When a client nervously rang financial advisor Jonathan DeYoe about how the European sovereign debt crisis would affect his $750,000 portfolio last month, DeYoe calmed his client's fears with reminders that his portfolio's overall risk had already been reduced.

"My client was listening to NPR radio reports and CNBC television segments that said the world is falling apart," said DeYoe. "He's worried about China's hard landing as well as whether Greece leaving the European Union will change his portfolio because he wants to retire in two years."

Anxiety-ridden phone calls and e-mails became so frequent from clients that DeYoe implemented a quarterly and topical seminar series to address their growing concerns.

"People are most hysterical about the political environment. I tell clients to separate politics from their economics," said DeYoe who has $75 million in assets under management at DeYoe Wealth Management in Berkeley, Calif. "A discussion about Greece, China and the global economy have been part of every quarterly and topical seminar since I started hosting them 18 months ago."

The global economy isn't as bad as the media would have consumers believe, according to MFS Investment Management's Mid-Year Investment Outlook.

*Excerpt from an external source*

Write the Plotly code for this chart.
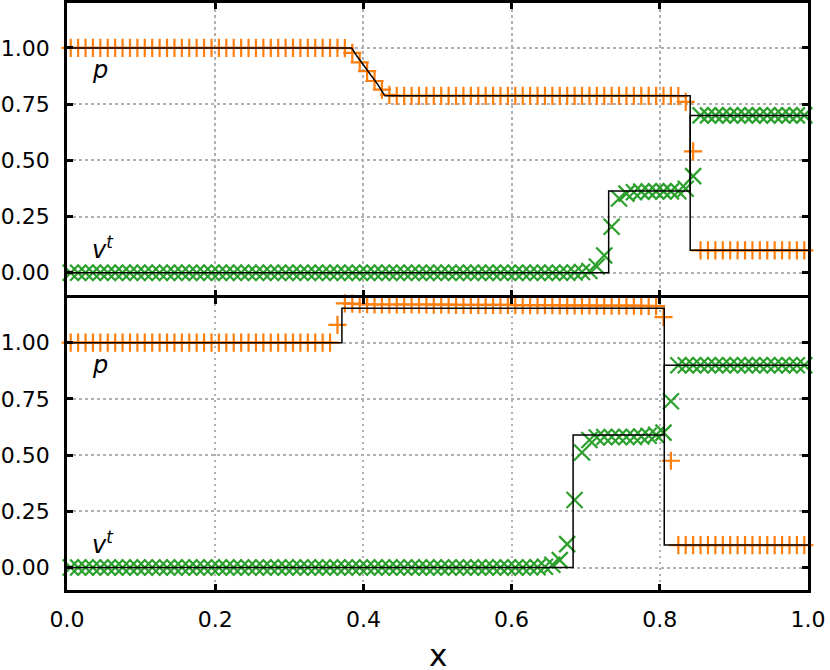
import plotly.graph_objects as go
from plotly.subplots import make_subplots

# cell-centre positions (100 cells)
x_cells = [0.005, 0.015, 0.025, 0.035, 0.045, 0.055, 0.065, 0.075, 0.085, 0.095,
           0.105, 0.115, 0.125, 0.135, 0.145, 0.155, 0.165, 0.175, 0.185, 0.195,
           0.205, 0.215, 0.225, 0.235, 0.245, 0.255, 0.265, 0.275, 0.285, 0.295,
           0.305, 0.315, 0.325, 0.335, 0.345, 0.355, 0.365, 0.375, 0.385, 0.395,
           0.405, 0.415, 0.425, 0.435, 0.445, 0.455, 0.465, 0.475, 0.485, 0.495,
           0.505, 0.515, 0.525, 0.535, 0.545, 0.555, 0.565, 0.575, 0.585, 0.595,
           0.605, 0.615, 0.625, 0.635, 0.645, 0.655, 0.665, 0.675, 0.685, 0.695,
           0.705, 0.715, 0.725, 0.735, 0.745, 0.755, 0.765, 0.775, 0.785, 0.795,
           0.805, 0.815, 0.825, 0.835, 0.845, 0.855, 0.865, 0.875, 0.885, 0.895,
           0.905, 0.915, 0.925, 0.935, 0.945, 0.955, 0.965, 0.975, 0.985, 0.995]

# ---- top panel: numerical p and v^t ----
top_p = [1.0, 1.0, 1.0, 1.0, 1.0, 1.0, 1.0, 1.0, 1.0, 1.0,
         1.0, 1.0, 1.0, 1.0, 1.0, 1.0, 1.0, 1.0, 1.0, 1.0,
         1.0, 1.0, 1.0, 1.0, 1.0, 1.0, 1.0, 1.0, 1.0, 1.0,
         1.0, 1.0, 1.0, 1.0, 1.0, 1.0, 1.0, 0.999, 0.978, 0.936,
         0.897, 0.853, 0.815, 0.791, 0.787, 0.787, 0.787, 0.787, 0.787, 0.787,
         0.787, 0.787, 0.787, 0.787, 0.787, 0.787, 0.787, 0.787, 0.787, 0.787,
         0.787, 0.787, 0.787, 0.787, 0.787, 0.787, 0.787, 0.787, 0.787, 0.787,
         0.787, 0.787, 0.787, 0.787, 0.787, 0.787, 0.787, 0.787, 0.787, 0.787,
         0.787, 0.787, 0.786, 0.76, 0.54, 0.1, 0.1, 0.1, 0.1, 0.1,
         0.1, 0.1, 0.1, 0.1, 0.1, 0.1, 0.1, 0.1, 0.1, 0.1]

top_v = [0.0, 0.0, 0.0, 0.0, 0.0, 0.0, 0.0, 0.0, 0.0, 0.0,
         0.0, 0.0, 0.0, 0.0, 0.0, 0.0, 0.0, 0.0, 0.0, 0.0,
         0.0, 0.0, 0.0, 0.0, 0.0, 0.0, 0.0, 0.0, 0.0, 0.0,
         0.0, 0.0, 0.0, 0.0, 0.0, 0.0, 0.0, 0.0, 0.0, 0.0,
         0.0, 0.0, 0.0, 0.0, 0.0, 0.0, 0.0, 0.0, 0.0, 0.0,
         0.0, 0.0, 0.0, 0.0, 0.0, 0.0, 0.0, 0.0, 0.0, 0.0,
         0.0, 0.0, 0.0, 0.0, 0.0, 0.0, 0.0, 0.0, 0.001, 0.003,
         0.008, 0.028, 0.077, 0.205, 0.33, 0.352, 0.358, 0.361, 0.362, 0.362,
         0.362, 0.362, 0.363, 0.374, 0.43, 0.70, 0.70, 0.70, 0.70, 0.70,
         0.70, 0.70, 0.70, 0.70, 0.70, 0.70, 0.70, 0.70, 0.70, 0.70]

# ---- bottom panel: numerical p and v^t ----
bot_p = [1.0, 1.0, 1.0, 1.0, 1.0, 1.0, 1.0, 1.0, 1.0, 1.0,
         1.0, 1.0, 1.0, 1.0, 1.0, 1.0, 1.0, 1.0, 1.0, 1.0,
         1.0, 1.0, 1.0, 1.0, 1.0, 1.0, 1.0, 1.0, 1.0, 1.0,
         1.0, 1.0, 1.0, 1.0, 1.0, 1.0, 1.079, 1.175, 1.174, 1.172,
         1.171, 1.170, 1.170, 1.170, 1.170, 1.170, 1.170, 1.170, 1.170, 1.169,
         1.169, 1.169, 1.168, 1.168, 1.168, 1.168, 1.168, 1.168, 1.168, 1.168,
         1.167, 1.167, 1.167, 1.167, 1.167, 1.167, 1.166, 1.166, 1.166, 1.166,
         1.166, 1.165, 1.165, 1.165, 1.165, 1.165, 1.165, 1.164, 1.164, 1.163,
         1.114, 0.475, 0.1, 0.1, 0.1, 0.1, 0.1, 0.1, 0.1, 0.1,
         0.1, 0.1, 0.1, 0.1, 0.1, 0.1, 0.1, 0.1, 0.1, 0.1]

bot_v = [0.0, 0.0, 0.0, 0.0, 0.0, 0.0, 0.0, 0.0, 0.0, 0.0,
         0.0, 0.0, 0.0, 0.0, 0.0, 0.0, 0.0, 0.0, 0.0, 0.0,
         0.0, 0.0, 0.0, 0.0, 0.0, 0.0, 0.0, 0.0, 0.0, 0.0,
         0.0, 0.0, 0.0, 0.0, 0.0, 0.0, 0.0, 0.0, 0.0, 0.0,
         0.0, 0.0, 0.0, 0.0, 0.0, 0.0, 0.0, 0.0, 0.0, 0.0,
         0.0, 0.0, 0.0, 0.0, 0.0, 0.0, 0.0, 0.0, 0.0, 0.0,
         0.0, 0.0, 0.0, 0.001, 0.003, 0.012, 0.033, 0.104, 0.30, 0.512,
         0.567, 0.578, 0.581, 0.581, 0.581, 0.581, 0.581, 0.583, 0.586, 0.59,
         0.60, 0.74, 0.90, 0.90, 0.90, 0.90, 0.90, 0.90, 0.90, 0.90,
         0.90, 0.90, 0.90, 0.90, 0.90, 0.90, 0.90, 0.90, 0.90, 0.90]

# ---- exact solutions (black lines) ----
top_exact_p_x = [0.0, 0.384, 0.39, 0.40, 0.41, 0.42, 0.429, 0.841, 0.841, 1.0]
top_exact_p_y = [1.0, 1.0, 0.97, 0.925, 0.88, 0.835, 0.787, 0.787, 0.1, 0.1]
top_exact_v_x = [0.0, 0.731, 0.731, 0.841, 0.841, 1.0]
top_exact_v_y = [0.0, 0.0, 0.364, 0.364, 0.70, 0.70]

bot_exact_p_x = [0.0, 0.371, 0.371, 0.806, 0.806, 1.0]
bot_exact_p_y = [1.0, 1.0, 1.153, 1.153, 0.1, 0.1]
bot_exact_v_x = [0.0, 0.683, 0.683, 0.806, 0.806, 1.0]
bot_exact_v_y = [0.0, 0.0, 0.589, 0.589, 0.90, 0.90]

x_ticks = [0.0, 0.2, 0.4, 0.6, 0.8, 1.0]
y_ticks = [0.0, 0.25, 0.5, 0.75, 1.0]

ORANGE = "#ff7f0e"
GREEN = "#2ca02c"
FONT = "DejaVu Sans"

LW = 2.5
PLOT_H = 670 - 3 - 80
gap = LW / PLOT_H

fig = make_subplots(rows=2, cols=1, shared_xaxes=True, vertical_spacing=gap)

panels = [
    (1, top_p, top_v, top_exact_p_x, top_exact_p_y, top_exact_v_x, top_exact_v_y),
    (2, bot_p, bot_v, bot_exact_p_x, bot_exact_p_y, bot_exact_v_x, bot_exact_v_y),
]
for row, pv, vv, epx, epy, evx, evy in panels:
    fig.add_trace(go.Scatter(x=x_cells, y=pv, mode="markers",
                             marker=dict(symbol="cross-thin", size=13,
                                         line=dict(color=ORANGE, width=2.2)),
                             showlegend=False, cliponaxis=False), row=row, col=1)
    fig.add_trace(go.Scatter(x=x_cells, y=vv, mode="markers",
                             marker=dict(symbol="x-thin", size=16,
                                         line=dict(color=GREEN, width=2.2)),
                             showlegend=False, cliponaxis=False), row=row, col=1)
    fig.add_trace(go.Scatter(x=epx, y=epy, mode="lines",
                             line=dict(color="black", width=1.5),
                             showlegend=False), row=row, col=1)
    fig.add_trace(go.Scatter(x=evx, y=evy, mode="lines",
                             line=dict(color="black", width=1.5),
                             showlegend=False), row=row, col=1)

axis_common = dict(
    showline=True, linecolor="black", linewidth=LW, mirror="allticks",
    ticks="inside", ticklen=6, tickwidth=2.5, tickcolor="black",
    showgrid=True, gridcolor="#b0b0b0", gridwidth=2.4, griddash="2.5px,3.5px",
    zeroline=False, automargin=False,
    tickfont=dict(family=FONT, size=22, color="black"),
)

fig.update_xaxes(range=[0, 1], tickvals=x_ticks, tickformat=".1f", **axis_common)
fig.update_xaxes(showticklabels=False, row=1, col=1)
fig.update_xaxes(ticklabelstandoff=8, row=2, col=1)
fig.update_yaxes(range=[-0.1, 1.2], tickvals=y_ticks, tickformat=".2f",
                 ticklabelstandoff=10, **axis_common)

# x-axis title (as annotation so it can sit lower in the margin)
fig.add_annotation(x=0.5, y=-0.1107, xref="paper", yref="paper", text="x",
                   showarrow=False, xanchor="center", yanchor="middle",
                   font=dict(family=FONT, size=31, color="black"))

# panel labels
for xr, yr in [("x", "y"), ("x2", "y2")]:
    fig.add_annotation(x=0.031, y=0.90, xref=xr, yref=yr,
                       text="<i>p</i>", showarrow=False, xanchor="left", yanchor="middle",
                       font=dict(family=FONT, size=24, color="black"))
    fig.add_annotation(x=0.031, y=0.108, xref=xr, yref=yr,
                       text="<i>v</i><sup><i>t</i></sup>", showarrow=False, xanchor="left",
                       yanchor="middle", font=dict(family=FONT, size=24, color="black"))

fig.update_layout(
    width=830, height=670,
    margin=dict(l=67, r=22, t=3, b=80),
    paper_bgcolor="white", plot_bgcolor="white",
    font=dict(family=FONT, color="black"),
)

fig.write_html("out.html", config={"displayModeBar": False},
               post_script="document.body.style.margin='0';")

"Europe is in a recession already. That I won't deny. The question is how bad a recession. Our view is it's nothing like Lehman Brothers. Experts on television are saying the problem is too much debt. That is not the problem," said MFS' Chief Investment Strategist James Swanson, who referred to Financial Services Firm Lehman Brothers being acquired by Barclays after filing for Chapter 11 bankruptcy protection on September 15, 2008. 

In truth, Europe's problems are not fixed, but bandaged enough to allow business recovery in 2012. The U.S. economy remains a bright spot and investors can find returns and/or income in tech and dividend-paying stocks, according to MFS.

"The opportunity for financial advisors is to de-hysterify some of the reports we hear that we're at the end of the world as we know it; that this is all unsustainable and is going to come crashing down and that the crash is going to be worse than Lehman Brothers. We've heard this before and the underlying numbers don't suggest it's going to happen," Swanson said during a conference call on Monday.

Swanson suggested financial advisors look to S&P 500 companies that pay dividends for clients who don't trust the stock market.

"The dividend yield on the market is not at a record high, but the cash flow that backs up that dividend yield is at a record high. So, going for a dividend strategy backed by sustainable cash flow may be one thing for investors to look at," Swanson told Financial Advisor magazine during a Q&A following the conference call. "The compounding of those dividends over time is a powerful tool."

Washington Square Capital Financial Advisor Louis Berger uses the S&P 500's Dividend Aristrocrat Index to select the best dividend paying stocks for his clients.

"If you're not in constant contact with your clients, you run into hysteria. The client feels they are not in control and that they are at the mercy of the wind, so we choose stocks that have a track record of paying dividends," said Berger, who manages $20 million in assets.

The Dividend Aristocrat Index tracks companies that have increased or maintained their dividend payouts over 25 years.  

There are risks that come along with focusing on dividends, Berger noted.

"If the investor needs cash flow for retirement or additional income, then dividend strategy can be good. But dividends can be cut by the board unlike a bond that's backed by an asset," Berger said. "A lot of companies cut dividends when tough times hits, such as banks and financial companies but companies in the Dividend Aristocrat index are well managed and have cash flow."

After the 2008 financial collapse, advisor Jimmy Lee noticed the mindset of even his wealthiest clients had dramatically changed.

"We try to manage expectations so that our clients do not deviate from emotions created by watching television. We've had several clients want to get out of their current investment plan as a result of media hype. Instead, we calm them down and get them refocused on their financial goals," said Lee, who has implemented quarterly portfolio reviews rather than annual reviews.

Lee also integrates a hedging strategy into his clients' portfolios to manage risk. Lee's hedging program includes short-term, money-market mutual fund positions, long/short mutual funds and long/short separate account money managers.

"We explain to our clients that their portfolio includes a hedging program based on technical analysis that protects against large declines," saidLee, whose Strategic Wealth Associates in Las Vegas manages $1 billion. "Although you're giving up upside potential to protect capital, the hedging program makes the portfolio less volatile and the beta and standard deviation decreases dramatically."

Some advisors have taken traditional psychology classes to help them handle clients who are increasingly hysterical as the November U.S. presidential election rhetoric intensifies.

"At the end of the day, finance professionals are part-time therapists for their clients," said Paul Puckett, a Virginia Beach-based financial advisor with 1st Quadrant who is also a member of the Financial Therapy Association and author of the book Investophobia: You Can Invest Without Fear!. "Most of my newer clients who panic have a sense of impending doom. I ask them to tell me about the news they saw or read and then I explore their fears. I empathize and put it in perspective for them."